2. The wellbore system of claim 1, wherein the main wellbore is an open hole wellbore, with no casing or liner, through the subterranean zone.

3. The wellbore system of claim 1, wherein the laterals are open hole wellbores drilled off the main wellbore, each in the direction of a targeted volume of rock within the overall subterranean zone.

4. The wellbore system of claim 3, wherein the laterals are spaced from 50′ to 500′ apart, with the potential of 200 laterals drilled along a 9000′ main wellbore.

5. The wellbore system of claim 3, wherein each lateral is of 500′ to 2000′ in length.

6. The wellbore system of claim 3, wherein the laterals are drilled in succession from toe to heel along the main wellbore.

7. The wellbore system of claim 3, wherein each lateral is kicked off in a downward direction to enable easy access to the lateral in subsequent trips and re-entries.

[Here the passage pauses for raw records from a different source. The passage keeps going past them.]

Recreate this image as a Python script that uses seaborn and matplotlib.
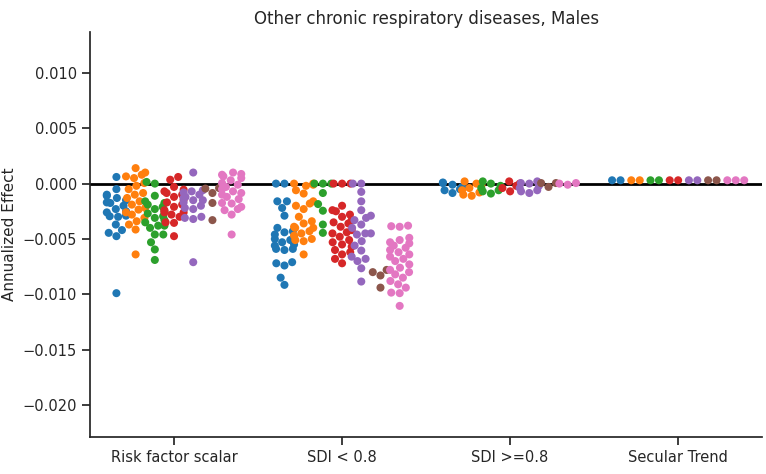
import matplotlib
matplotlib.use('Agg')
import matplotlib.pyplot as plt
import seaborn as sns
import seaborn.categorical as sc
import pandas as pd

# categories on the x axis and the hue groups (legend not shown in the chart)
categories = ['Risk factor scalar', 'SDI < 0.8', 'SDI >=0.8', 'Secular Trend']
groups = ['Group 1', 'Group 2', 'Group 3', 'Group 4', 'Group 5', 'Group 6', 'Group 7']

# values, in units of 0.001, one sub-list per group
risk_factor = [
    [0.6, -0.5, -1.0, -1.1, -1.3, -1.5, -1.7, -1.75, -2.0, -2.3, -2.5, -2.6, -2.9, -2.95, -3.0, -3.7, -4.2, -4.45, -4.75, -9.9],
    [1.4, 1.0, 0.8, 0.65, 0.5, 0.05, -0.2, -0.5, -0.85, -1.0, -1.3, -1.6, -1.9, -2.2, -2.35, -2.6, -2.8, -3.1, -3.4, -3.7, -4.15, -6.4],
    [0.15, 0.0, -1.1, -1.6, -1.75, -1.9, -2.1, -2.3, -2.5, -2.7, -2.95, -3.1, -3.3, -3.5, -3.8, -3.8, -4.0, -4.6, -4.6, -5.3, -5.95, -6.9],
    [0.6, 0.35, -0.3, -0.55, -0.7, -0.85, -1.0, -1.2, -1.45, -1.7, -1.9, -2.1, -2.4, -2.6, -2.6, -2.8, -3.0, -3.5, -3.55, -4.75],
    [1.0, -0.6, -0.7, -0.8, -1.0, -1.2, -1.3, -1.5, -1.5, -1.7, -2.0, -2.2, -2.3, -3.0, -3.1, -3.2, -7.1],
    [-0.4, -0.45, -0.85, -1.75, -3.3],
    [1.0, 0.87, 0.8, 0.66, 0.5, 0.3, 0.05, -0.1, -0.3, -0.5, -0.7, -0.85, -1.0, -1.2, -1.4, -1.75, -1.8, -2.1, -2.3, -2.4, -2.8, -4.6],
]
sdi_low = [
    [0.0, 0.0, -1.6, -1.6, -2.2, -2.9, -4.0, -4.3, -4.4, -4.6, -4.8, -5.0, -5.1, -5.3, -5.5, -5.6, -5.9, -5.9, -6.0, -7.1, -7.2, -7.4, -8.5, -9.15],
    [0.0, 0.0, -0.1, -0.2, -0.6, -0.9, -1.6, -1.8, -2.0, -2.3, -3.0, -3.4, -3.6, -3.9, -4.0, -4.0, -4.3, -4.5, -4.7, -5.0, -5.1, -5.2, -6.4],
    [0.0, 0.0, 0.0, -0.85, -1.85, -2.45, -3.7, -4.45],
    [0.0, 0.0, 0.0, -2.0, -2.4, -2.5, -2.8, -3.0, -3.3, -3.5, -3.6, -3.9, -4.2, -4.4, -4.5, -4.8, -5.1, -5.3, -5.5, -5.7, -6.0, -6.2, -6.4, -6.8, -7.2],
    [0.0, 0.0, -0.75, -1.6, -2.4, -2.9, -3.1, -3.3, -3.7, -4.0, -4.5, -4.5, -4.6, -5.2, -5.6, -6.05, -6.6, -6.8, -7.0, -7.65, -8.85],
    [-7.8, -8.0, -8.3, -9.4],
    [-3.8, -3.85, -3.9, -4.9, -5.1, -5.3, -5.4, -5.6, -5.8, -6.0, -6.2, -6.4, -6.6, -6.8, -7.0, -7.3, -7.6, -7.8, -8.0, -8.2, -8.5, -8.8, -9.1, -9.4, -9.85, -9.9, -11.05],
]
sdi_high = [
    [0.1, 0.05, -0.1, -0.3, -0.5, -0.6, -0.85],
    [0.2, 0.0, -0.1, -0.2, -0.4, -0.6, -0.8, -1.0, -1.1],
    [0.2, 0.0, -0.2, -0.4, -0.6, -0.7, -0.9],
    [0.2, 0.0, -0.2, -0.4, -0.7],
    [0.2, 0.05, 0.0, -0.2, -0.4, -0.6, -0.7, -0.85],
    [0.05, 0.05, -0.3],
    [0.05, 0.0, -0.1],
]
secular = [
    [0.3, 0.3],
    [0.3, 0.3],
    [0.3, 0.3],
    [0.3, 0.3],
    [0.3, 0.3],
    [0.3, 0.3],
    [0.3, 0.3, 0.3],
]

rows = []
for cat, per_group in zip(categories, [risk_factor, sdi_low, sdi_high, secular]):
    for grp, vals in zip(groups, per_group):
        for v in vals:
            rows.append({'effect': cat, 'group': grp, 'value': v / 1000.0})
df = pd.DataFrame(rows)


# old seaborn kept each dodged swarm inside its own slot (width / n_hue)
class SlotBeeswarm(sc.Beeswarm):
    def __init__(self, *args, **kwargs):
        super().__init__(*args, **kwargs)
        self.width = self.width / len(groups)


sc.Beeswarm = SlotBeeswarm

sns.set_style('ticks')
plt.rcParams['font.family'] = ['DejaVu Sans']

fig = plt.figure(figsize=(7.66, 4.74), dpi=100)
ax = fig.add_axes([0.1175, 0.078, 0.8775, 0.8545])

sns.swarmplot(data=df, x='effect', y='value', hue='group', order=categories,
              hue_order=groups, dodge=True, size=5.8, palette='tab10',
              legend=False, warn_thresh=1, ax=ax)
ax.axhline(0, color='black', lw=2, zorder=0.5)

ax.set_ylim(-0.0229, 0.0137)
ax.set_xlim(-0.5, 3.5)
ax.set_yticks([-0.020, -0.015, -0.010, -0.005, 0.0, 0.005, 0.010])
ax.set_xlabel('')
ax.set_ylabel('Annualized Effect', fontsize=11, color='.15')
ax.set_title('Other chronic respiratory diseases, Males', fontsize=12, color='.15')
ax.tick_params(axis='both', labelsize=10.5, colors='.15', length=6, width=1.25)
for s in ['left', 'bottom']:
    ax.spines[s].set_linewidth(1.25)
    ax.spines[s].set_color('.15')
sns.despine(ax=ax)

fig.savefig('out.png', dpi=100)
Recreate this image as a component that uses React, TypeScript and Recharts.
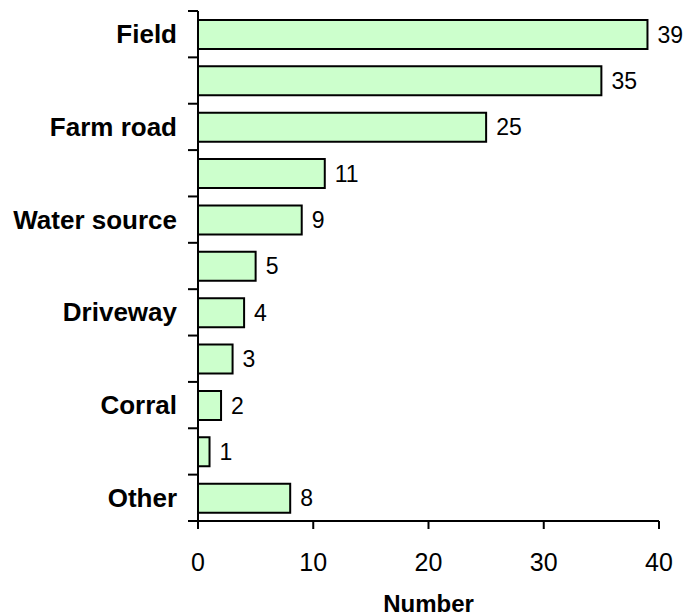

8. The wellbore system of claim 3, wherein the laterals are drilled with a non-damaging mud system to minimize the reduced permeability observed with water based drilling and fracturing systems.

9. The wellbore system of claim 3, wherein once each lateral is drilled to total depth, then the drilling mud is circulated out with weighted completion fluid before proceeding to next lateral drilling operation.

10. The wellbore system of claim 1, wherein each lateral is drilled in a sinusoidal path to optimize its contact surface area in the vertical dimension within the overall subterranean zone.

11. The wellbore system of claim 10, wherein the degree of sinusoidal drilling is dictated by the level of vertical interlayer communication as determined by whole core analysis and other methods.

12. A wellbore system of claim 1, wherein the laterals are drilled in an orientation to intersect the dominant nature fractures in the targeted subterranean zone.

13. A wellbore system of claim 12, wherein the direction of the dominant fracture system is determined by wellbore petrophysical techniques and other methods.

14. A wellbore system of claim 1, wherein the original reservoir pressure is high (at or above hydrostatic pressure).